I truly wish we had time in the museum without students. I could have read every single artifact description, all the names of slave ships etched on the walls, all the names of those sold at auction. Like when visiting Holocaust museums, I felt this pressing need to pay my respects to those who died at the hands of people who didn’t consider them people. I’d love to go back on my own when tickets are easier to get so I can spend more time learning than I was able to on this trip.
That evening, we took a boat cruise on the Potomac and I was completely in my happy place. I love water and boats and it was sunny and the kids, though not the best museum-goers, were excellent DJs.
The next morning started with a visit to the US Capitol, which I don’t remember doing the only other time I was in DC about seven years ago. We had a really interesting tour and learned about the architecture of the building. There’s an awful lot of patriotic symbolism in there! And, no surprise, there were differences in political opinion each step of the way, lately regarding selection and placement of statues, which are gifted by the states but placed by the federal government.
I was responsible for picking up House and Senate passes from our local Congressional representative, which was fun because the Congresswoman’s aide gave me a behind-the-scenes tour of the underground connecting hallways of the Capitol when she brought me back to my group. She told me how the whole underground structure was redesigned after 9/11 to allow safe access from the Capitol to other government buildings across the street.
The House wasn’t in session (what do they do, exactly, aside from pass healthcare bills that will ruin all of us and then promptly exempt themselves from regulations?) but the Senate was! After yet another round of metal detectors, locking up all of our belongings, and still another metal detector, we were let into the gallery overlooking the Senate with strict instructions to remain silent. For a few minutes, all we could see were pages fetching water or sitting around and talking to each other. Senators occasionally entered the chamber and walked through it to one of the three or four doors along each wall. Just as we were about to leave, Massachusetts Senator Ed Markey began to speak. From where I was sitting, all I could see was the cameraperson filming his speech. Without that speck of a visual, he was just a disembodied voice, though one speaking very passionately about healthcare. The strange thing, at least to me, was that he was speaking to an empty chamber. He addressed the presiding officer who was seated on a dais looking out over the Senate desks. A few minutes in, Markey noted Senate Minority Leader Chuck Schumer’s entrance to the chamber and gave Schumer the floor.
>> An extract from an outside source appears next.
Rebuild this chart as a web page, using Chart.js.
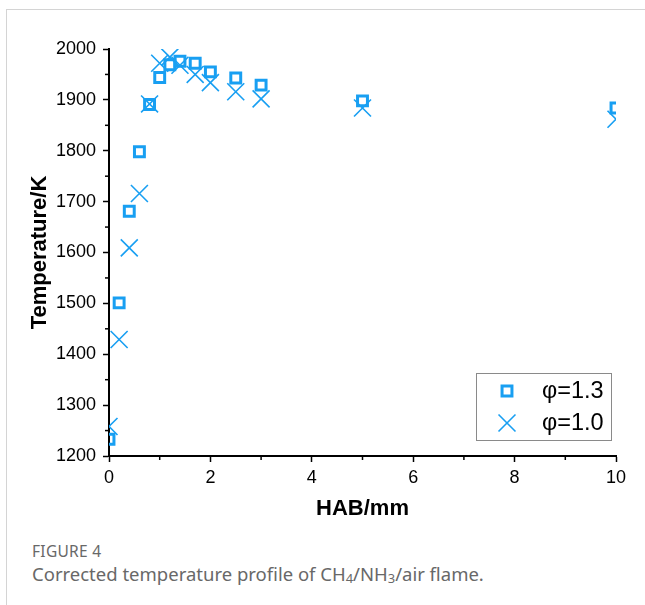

Again, Schumer spoke into a camera in a room empty but for pages, Markey, and the presiding officer. It appears that the senators often watch speeches from the comforts of their offices rather than on the floor. Who knew?! Schumer, too, lambasted the Republican healthcare bill and it was so exciting to hear him. Especially because I know I was not alone among our trip staff in voting for him!
We lunched in the Sculpture Garden across from the National Archives and that’s where my brother met us. We fed him and he joined us for our exploration of the Archives. As a former student of history, I love old documents. It’s fun to piece stories together and to find accounts that corroborate and contradict each other. I still remember the thrill of finding the source when I was writing my undergrad thesis on the Hitler Youth movement. There are some really amazing memoirs out there by people who were children in Nazi Germany! The National Archives are a lot of fun because they freeze moments in time, moments when key decisions were made that shape the history of this country.
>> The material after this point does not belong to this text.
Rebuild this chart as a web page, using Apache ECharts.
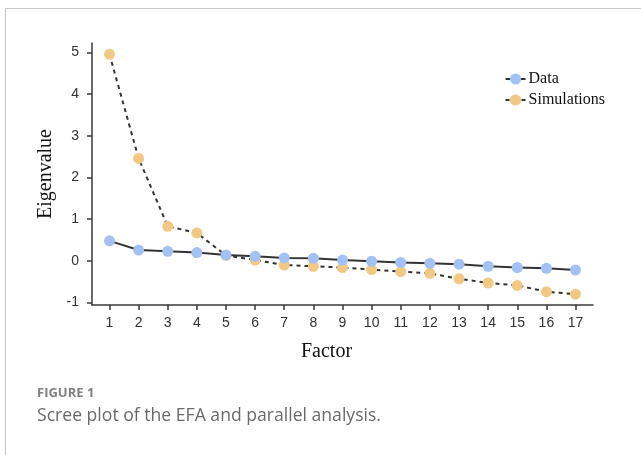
<!DOCTYPE html>
<html>
<head>
<meta charset="utf-8">
<script src="https://cdn.jsdelivr.net/npm/echarts@6/dist/echarts.min.js"></script>
<style>
  html, body { margin: 0; padding: 0; background: #fff; }
  #chart { position: absolute; left: 0; top: 0; width: 641px; height: 455px; }
  .frame {
    position: absolute; left: 5px; top: 8px; width: 700px; height: 500px;
    border-left: 1px solid #c8c8c8; border-top: 1px solid #c8c8c8;
    pointer-events: none;
  }
</style>
</head>
<body>
<div id="chart"></div>
<div class="frame"></div>
<script>
const factors = [1, 2, 3, 4, 5, 6, 7, 8, 9, 10, 11, 12, 13, 14, 15, 16, 17]
const dataValues = [0.48, 0.26, 0.23, 0.20, 0.14, 0.11, 0.07, 0.06, 0.02, -0.01, -0.04, -0.06, -0.08, -0.13, -0.16, -0.18, -0.22]
const simValues = [4.96, 2.46, 0.83, 0.67, 0.13, 0.02, -0.10, -0.13, -0.16, -0.21, -0.26, -0.30, -0.43, -0.53, -0.59, -0.74, -0.80]
const yTicks = [-1, 0, 1, 2, 3, 4, 5]

const axisColor = '#3a3a3a'
const tickFont = { fontFamily: 'Liberation Sans', fontSize: 14, color: '#333' }

const chart = echarts.init(document.getElementById('chart'))
chart.setOption({
  animation: false,
  title: {
    text: 'FIGURE 1',
    subtext: 'Scree plot of the EFA and parallel analysis.',
    left: 32,
    top: 382,
    itemGap: 7,
    textStyle: { fontFamily: 'Open Sans', fontSize: 13, fontWeight: 'bold', color: '#808080' },
    subtextStyle: { fontFamily: 'Open Sans', fontSize: 17.6, color: '#6a6a6a' }
  },
  legend: {
    right: 31,
    top: 66,
    orient: 'vertical',
    itemGap: 5,
    itemWidth: 20,
    itemHeight: 14,
    textStyle: { fontFamily: 'Liberation Serif', fontSize: 16, color: '#111', padding: [0, 0, 0, -2] },
    data: ['Data', 'Simulations']
  },
  grid: { left: 92, right: 48, top: 43, bottom: 150 },
  xAxis: {
    type: 'value',
    min: 0.4,
    max: 17.6,
    name: 'Factor',
    nameLocation: 'middle',
    nameGap: 37,
    nameTextStyle: { fontFamily: 'Liberation Serif', fontSize: 20, color: '#111', padding: [0, 32, 0, 0] },
    splitLine: { show: false },
    axisLine: { onZero: false, lineStyle: { color: axisColor, width: 1.5 } },
    axisTick: { customValues: factors, length: 5, lineStyle: { color: axisColor, width: 1.5 } },
    axisLabel: Object.assign({ customValues: factors, margin: 11 }, tickFont)
  },
  yAxis: {
    type: 'value',
    min: -1.06,
    max: 5.23,
    name: 'Eigenvalue',
    nameLocation: 'middle',
    nameGap: 29,
    nameTextStyle: { fontFamily: 'Liberation Serif', fontSize: 20, color: '#111' },
    splitLine: { show: false },
    axisLine: { show: true, onZero: false, lineStyle: { color: axisColor, width: 1.5 } },
    axisTick: { show: true, customValues: yTicks, length: 5, lineStyle: { color: axisColor, width: 1.5 } },
    axisLabel: Object.assign({ customValues: yTicks, margin: 13 }, tickFont)
  },
  series: [
    {
      name: 'Data',
      type: 'line',
      data: factors.map((f, i) => [f, dataValues[i]]),
      symbol: 'circle',
      symbolSize: 11,
      itemStyle: { color: '#a3c2f3' },
      lineStyle: { color: '#333', width: 2 },
      z: 3
    },
    {
      name: 'Simulations',
      type: 'line',
      data: factors.map((f, i) => [f, simValues[i]]),
      symbol: 'circle',
      symbolSize: 11,
      itemStyle: { color: '#f2c984' },
      lineStyle: { color: '#333', width: 2, type: [4, 4] },
      z: 2
    }
  ]
})
</script>
</body>
</html>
Every school trip to Washington, DC includes visits to the monuments. We started at the Lincoln Memorial . . .
. . . which is where Dr. Martin Luther King, Jr. delivered his “I Have a Dream” speech . . .
. . . and provides a great view of the Washington Monument, which we did not visit because it’s closed.
A lot of the kids were tired after the Lincoln Memorial but about half wanted to see the Vietnam Veterans Memorial, and we gladly obliged. The kids know very little about Vietnam and they’re not alone in that. While most students can talk about World War II starting in elementary school, the vast majority of students I’ve taught know nothing about Vietnam until we bring it up in class. And they have a lot of questions. One of my favorite lessons involves Vietnamese textbooks that explain the Vietnam War in very different words than the (*cough*) big name, biased, overly simplistic, corporate, Texas-influenced US textbooks (*cough cough*) use. Having been to the War Remnants Museum (formerly known as the Museum of American War Crimes) in Ho Chi Minh City, Vietnam since my last visit to the Vietnam Veterans Memorial, I had a different understanding of the pointlessness and devastation of Vietnam. Land was burned, lives were lost, and stories were buried. That’s what shame means, I think. And that’s why the memorial is important. It’s a black expanse of wall that lists names of the fallen, explains nothing, and invites questions for everything. The kids asked those questions and I was glad for the opportunity to answer them.
I was also glad to spend a moment at the Vietnam Women’s Memorial, which I hadn’t seen before.
The next day, we spent the morning at the Newseum, which was full of flashing headlines about the FBI. As good a time as any to talk about freedom of speech (and the press and religion and assembly and petition)! Now that I’ve lived in Malaysia and Singapore, neither of which have all of those freedoms, I find myself wondering about the merits of such a free society. For instance, freedom of speech in the US led to an acceptance of hate rhetoric, which led to Trump. So I wonder.
Before hitting the road for our drive back to New York, we stopped at the Martin Luther King, Jr. Memorial, which was a nice bookend to the National Museum of African American History and Culture that started the trip. Martin Luther King, Jr. was my professor’s chosen case study for a required college course on rhetoric and argumentative writing, so I am very familiar with King’s life, writing, speeches, and civil rights partners, including the SCLC, SNCC, and the NAACP. It was really powerful to see his words carved into stone, especially because of their implications for our choices and policies today.
One of my coworkers kept laughing at my penchant for taking pictures with my well-traveled Converse and suggested I try one with my hand instead. So I chose to photograph my hand with the word that seemed the most meaningful, the most important, the most pressing.
At the end of the day, that’s what we’re working for.